Au moment où beaucoup de jeunes déposent des demandes au niveau des entreprises ou dans l’administration avec l’espoir d’étrenner leur premier emploi bien rémunéré, certains d’entre eux se regroupent quelque part dans un coin perdu de la capitale et sa banlieue pour chercher de quoi vivre ou survivre. La préférence de ces jeunes porte sur des secteurs dont la réputation est d’employer des journaliers qui seront payés au terme d’une journée de labeur. A Keur Massar, dans la banlieue dakaroise, des jeunes ont rendu célèbre un coin dénommé Xaar Yalla (Attendre Dieu). Ils s’y regroupent tous les matins, nourrissant l’espoir de décrocher un travail journalier dans les métiers du bâtiment.

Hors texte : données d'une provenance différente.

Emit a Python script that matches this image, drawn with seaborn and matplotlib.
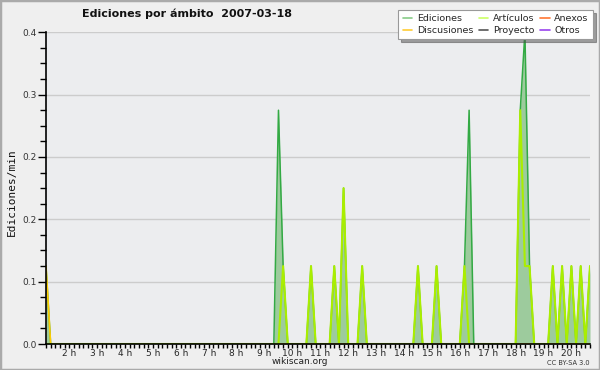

L’un des bus de la marque Tata vient juste de stationner devant une boulangerie de Keur Massar. Beaucoup de passagers sont ainsi obligés de descendre et poursuivre le trajet à pieds. En effet, à cause des travaux de construction de l’autopont de Keur Massar, ce bus qui quitte Liberté 6 pour ce populeux département, doit changer d’itinéraire. Tout ce beau monde est ainsi obligé de longer une étroite ruelle dont des zincs protègent les piétons et les magasins qui font face à d’éventuels dangers du chantier. Il faut marcher à la queue leu leu ou bousculer des gens pour se frayer un passage. Élèves, ouvriers, commerçants et autres sont devenus des habitués de ce long tronçon de plus d’un kilomètre. A quelques mètres de l’un des tunnels qui jalonnent cette infrastructure devant rendre la circulation plus fluide dans cette ville très fréquentée, le piéton doit se résoudre à marcher lentement. Un véritable embouteillage humain s’y crée, le passage étant trop étroit. Juste à droite de ce couloir, un groupe de jeunes a pris possession d’un espace de ce périmètre. C’est le lieu de rendez-vous d’une quarantaine d’ouvriers évoluant dans tous les secteurs du bâtiment. Ils sont menuisiers, maçons, ferrailleurs, plombiers etc., D’autres cependant sont sans qualification. Tous s’y retrouvent pour avoir un travail journalier dans un chantier de la zone ou ailleurs dans la capitale. Sac noir sur le dos, les yeux rivés sur les voitures qui circulent devant lui, Khadim Top fait partie de ces ouvriers qui squattent les lieux tous les matins avec l’espoir de trouver un boulot. Ici, c’est Xaar Yalla (on attend Dieu). Un haut lieu de recrutement d’ouvriers prêts à travailler dans des chantiers partout dans la capitale. « Chaque matin, je quitte Médina Fass Mbao dans la commune de Diamaguène Sicap Mbao pour ce coin perdu de la ville dénommé Xaar Yalla avec l’espoir de trouver un emploi journalier et régler mes besoin et ceux de ma famille », a expliqué cet adulte au visage juvénile que trahissent des cheveux blancs sur une partie qui couvre la tête.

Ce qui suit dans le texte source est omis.